Enfin, la dernière ligne droite et ces journées passées sur le terrain, à faire du porte à porte, sous la pluie ou déstabilisés par de grands vents, auprès des électeurs de la Pennsylvanie, en banlieue de Philadelphie et ce jusqu’à la dernière heure du 3 novembre 2020, avant la fermeture des bureaux de vote à 20 heures. J’ai même été interviewée par des journalistes de Radio France qui se sont retrouvés dans ces banlieues où le mari de Kamala Harris est venu nous offrir son appui et nous motiver.
Ce que je retiens de cette expérience, c’est que le travail d’équipe, soutenu et accompli sans relâche, donne des résultats et la preuve en est qu’on a gagné ces élections alors que le danger de virer dans un régime fasciste si le clan Trump les avait remportées, était bien établi, réel, clair et imminent. Nous ne pouvions pas perdre, c’était inconcevable. Les conséquences pour les États-Unis mais aussi pour le monde étaient trop graves.
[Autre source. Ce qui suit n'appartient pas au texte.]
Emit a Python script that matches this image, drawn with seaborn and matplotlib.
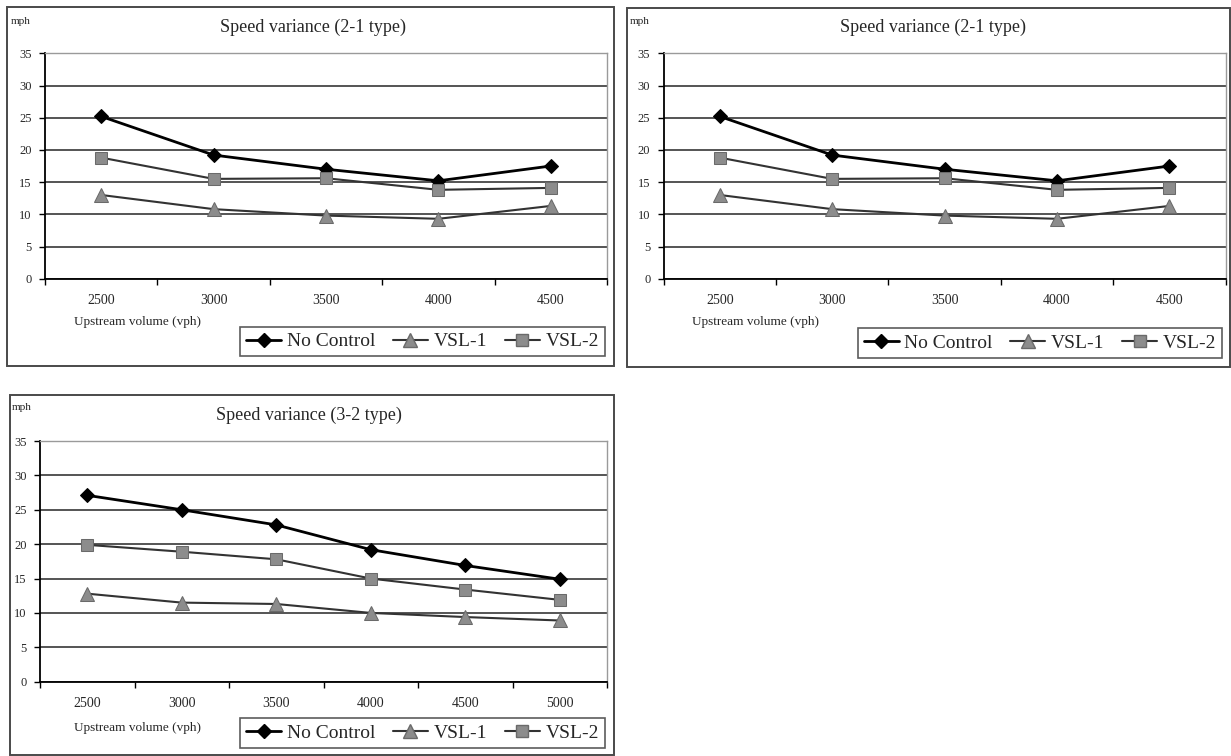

Ce dont je veux me souvenir aussi, c’est l’énergie et l’engagement profond de la jeunesse américaine qui a tout donné pour que la catastrophe soit évitée. Je me sens privilégiée d’avoir pu vivre cet événement historique au milieu de ces jeunes de tous les horizons, armés d’un optimisme et d’un enthousiasme à toute épreuve. C’est eux l’avenir du pays mais aussi du monde et cela donne le courage de vouloir être à leurs côtés pour que la démocratie survive et que tous ensemble nous relancions le grand mouvement suscité par les Accords de Paris (2015) pour s’attaquer collectivement et de manière multilatérale à l’immense défi des changements climatiques car, comme l’a si justement dit le Président Macron, nous n’avons pas de Planète B.
Le fait que le Président élu Biden ait nommé John Kerry "Tsar du Climat" est de très bon augure sur le véritable engagement de cette nouvelle administration.